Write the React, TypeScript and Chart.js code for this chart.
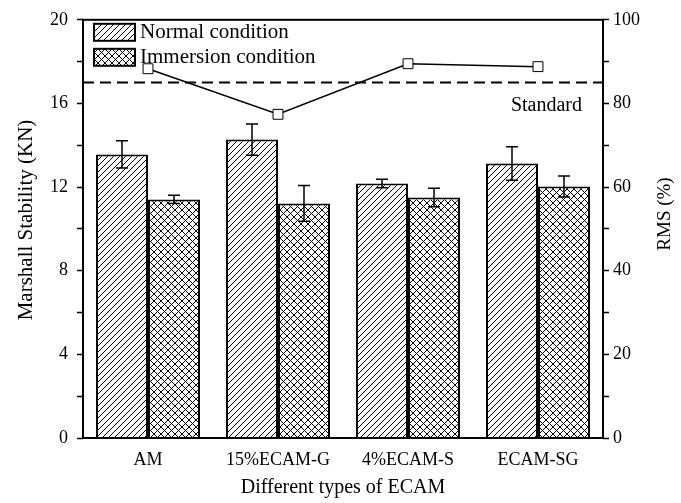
import React, { useEffect, useRef } from 'react';
import { Chart, registerables } from 'chart.js';

Chart.register(...registerables);

const categories = ['AM', '15%ECAM-G', '4%ECAM-S', 'ECAM-SG'];
const normalValues = [13.56, 14.27, 12.17, 13.13];
const normalErrors = [0.65, 0.75, 0.2, 0.8];
const immersionValues = [11.41, 11.22, 11.5, 12.03];
const immersionErrors = [0.2, 0.85, 0.44, 0.5];
const rmsValues = [88.3, 77.4, 89.5, 88.8];
const standardRms = 85;
const leftMajorTicks = [0, 4, 8, 12, 16, 20];
const rightMajorTicks = [0, 20, 40, 60, 80, 100];
const seriesLabels = ['Normal condition', 'Immersion condition'];

const FONT = '"Liberation Serif", "Times New Roman", serif';

function makePattern(kind: 'diag' | 'cross'): CanvasPattern | string {
  const s = kind === 'diag' ? 6 : 7;
  const c = document.createElement('canvas');
  c.width = s;
  c.height = s;
  const ctx = c.getContext('2d');
  if (!ctx) return '#fff';
  ctx.fillStyle = '#fff';
  ctx.fillRect(0, 0, s, s);
  ctx.strokeStyle = '#000';
  ctx.lineWidth = 1;
  const fwd = () => {
    ctx.beginPath();
    ctx.moveTo(-1, s + 1);
    ctx.lineTo(s + 1, -1);
    ctx.moveTo(-1, 1);
    ctx.lineTo(1, -1);
    ctx.moveTo(s - 1, s + 1);
    ctx.lineTo(s + 1, s - 1);
    ctx.stroke();
  };
  const back = () => {
    ctx.beginPath();
    ctx.moveTo(-1, -1);
    ctx.lineTo(s + 1, s + 1);
    ctx.moveTo(s - 1, -1);
    ctx.lineTo(s + 1, 1);
    ctx.moveTo(-1, s - 1);
    ctx.lineTo(1, s + 1);
    ctx.stroke();
  };
  fwd();
  if (kind === 'cross') back();
  const p = ctx.createPattern(c, 'repeat');
  return p || '#fff';
}

export default function App() {
  const ref = useRef<HTMLCanvasElement | null>(null);

  useEffect(() => {
    document.body.style.margin = '0';
    const canvas = ref.current;
    if (!canvas) return;
    const diag = makePattern('diag');
    const cross = makePattern('cross');
    const errs = [normalErrors, immersionErrors];
    const vals = [normalValues, immersionValues];

    const decorPlugin = {
      id: 'decor',
      beforeDatasetsDraw(chart: any) {
        const ctx = chart.ctx;
        const a = chart.chartArea;
        const y1 = chart.scales.y1;
        const yy = y1.getPixelForValue(standardRms);
        ctx.save();
        ctx.strokeStyle = '#000';
        ctx.lineWidth = 2;
        ctx.setLineDash([11, 6]);
        ctx.beginPath();
        ctx.moveTo(a.left, yy);
        ctx.lineTo(a.right, yy);
        ctx.stroke();
        ctx.setLineDash([]);
        ctx.fillStyle = '#000';
        ctx.font = `20px ${FONT}`;
        ctx.textAlign = 'right';
        ctx.textBaseline = 'alphabetic';
        ctx.fillText('Standard', a.right - 21, yy + 28);
        ctx.restore();
      },
      afterDatasetsDraw(chart: any) {
        const ctx = chart.ctx;
        const a = chart.chartArea;
        const y = chart.scales.y;
        ctx.save();
        ctx.strokeStyle = '#000';
        ctx.lineWidth = 1.5;
        for (let d = 0; d < 2; d++) {
          const meta = chart.getDatasetMeta(d);
          meta.data.forEach((el: any, i: number) => {
            const top = y.getPixelForValue(vals[d][i] + errs[d][i]);
            const bot = y.getPixelForValue(vals[d][i] - errs[d][i]);
            ctx.beginPath();
            ctx.moveTo(el.x, top);
            ctx.lineTo(el.x, bot);
            ctx.moveTo(el.x - 6, top);
            ctx.lineTo(el.x + 6, top);
            ctx.moveTo(el.x - 6, bot);
            ctx.lineTo(el.x + 6, bot);
            ctx.stroke();
          });
        }
        ctx.lineWidth = 2;
        ctx.strokeRect(a.left, a.top, a.right - a.left, a.bottom - a.top);
        ctx.restore();
      },
      afterDraw(chart: any) {
        const ctx = chart.ctx;
        const a = chart.chartArea;
        ctx.save();
        ctx.fillStyle = '#000';
        ctx.font = `21px ${FONT}`;
        const fills = [diag, cross];
        for (let i = 0; i < 2; i++) {
          const bx = a.left + 11;
          const by = a.top + 4 + i * 25;
          ctx.fillStyle = fills[i] as any;
          ctx.fillRect(bx, by, 41, 17);
          ctx.strokeStyle = '#000';
          ctx.lineWidth = 2;
          ctx.strokeRect(bx, by, 41, 17);
          ctx.fillStyle = '#000';
          ctx.textAlign = 'left';
          ctx.textBaseline = 'alphabetic';
          ctx.fillText(seriesLabels[i], bx + 46, by + 14);
        }
        ctx.textAlign = 'center';
        ctx.textBaseline = 'middle';
        ctx.font = `20px ${FONT}`;
        ctx.fillText('Different types of ECAM', (a.left + a.right) / 2, 488);
        ctx.save();
        ctx.font = `21px ${FONT}`;
        ctx.translate(26, 220);
        ctx.rotate(-Math.PI / 2);
        ctx.fillText('Marshall Stability (KN)', 0, 0);
        ctx.restore();
        ctx.save();
        ctx.font = `19px ${FONT}`;
        ctx.translate(665, 214);
        ctx.rotate(-Math.PI / 2);
        ctx.fillText('RMS (%)', 0, 0);
        ctx.restore();
        ctx.restore();
      },
    };

    const tickFont = { family: FONT, size: 18 };

    const chart = new Chart(canvas, {
      type: 'bar',
      data: {
        labels: categories,
        datasets: [
          {
            type: 'bar',
            label: seriesLabels[0],
            data: normalValues,
            backgroundColor: diag as any,
            borderColor: '#000',
            borderWidth: 2,
            yAxisID: 'y',
            order: 2,
          },
          {
            type: 'bar',
            label: seriesLabels[1],
            data: immersionValues,
            backgroundColor: cross as any,
            borderColor: '#000',
            borderWidth: 2,
            yAxisID: 'y',
            order: 2,
          },
          {
            type: 'line',
            label: 'RMS',
            data: rmsValues,
            borderColor: '#000',
            borderWidth: 1.5,
            pointStyle: 'rect',
            pointRadius: 7,
            pointBackgroundColor: '#fff',
            pointBorderColor: '#000',
            pointBorderWidth: 1,
            yAxisID: 'y1',
            order: 1,
          } as any,
        ],
      },
      options: {
        responsive: false,
        animation: false,
        layout: { padding: { top: 19, left: 0, right: 0, bottom: 0 } },
        plugins: { legend: { display: false }, tooltip: { enabled: false } },
        datasets: { bar: { categoryPercentage: 0.8, barPercentage: 1 } },
        scales: {
          x: {
            type: 'category',
            position: 'bottom',
            offset: true,
            afterFit: (scale: any) => {
              scale.height = 65;
            },
            grid: { drawOnChartArea: false, drawTicks: false },
            border: { display: false },
            ticks: {
              padding: 11,
              color: '#000',
              font: tickFont,
              maxRotation: 0,
              autoSkip: false,
            },
          },
          y: {
            type: 'linear',
            position: 'left',
            min: 0,
            max: 20,
            afterFit: (scale: any) => {
              scale.width = 83;
            },
            grid: {
              drawOnChartArea: false,
              tickLength: 6,
              tickColor: '#000',
              tickWidth: 1.5,
            },
            border: { display: false },
            ticks: {
              stepSize: 2,
              padding: 9,
              color: '#000',
              font: tickFont,
              callback: (v: any) => (leftMajorTicks.includes(Number(v)) ? String(v) : ''),
            },
          },
          y1: {
            type: 'linear',
            position: 'right',
            min: 0,
            max: 100,
            afterFit: (scale: any) => {
              scale.width = 78;
            },
            grid: {
              drawOnChartArea: false,
              tickLength: 6,
              tickColor: '#000',
              tickWidth: 1.5,
            },
            border: { display: false },
            ticks: {
              stepSize: 10,
              padding: 4,
              color: '#000',
              font: tickFont,
              callback: (v: any) => (rightMajorTicks.includes(Number(v)) ? String(v) : ''),
            },
          },
        },
      } as any,
      plugins: [decorPlugin],
    });

    return () => chart.destroy();
  }, []);

  return (
    <div style={{ width: 681, height: 503, background: '#fff' }}>
      <canvas ref={ref} width={681} height={503} style={{ display: 'block', width: 681, height: 503 }} />
    </div>
  );
}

• _STATED TASK_:
Please quote the lines of the material, beginning with the first and ending with the one that contains "Chart.register(...registerables);", exactly as written and without any pictures.

• _OUTPUT BELOW_:
Write the React, TypeScript and Chart.js code for this chart.
import React, { useEffect, useRef } from 'react';
import { Chart, registerables } from 'chart.js';

Chart.register(...registerables);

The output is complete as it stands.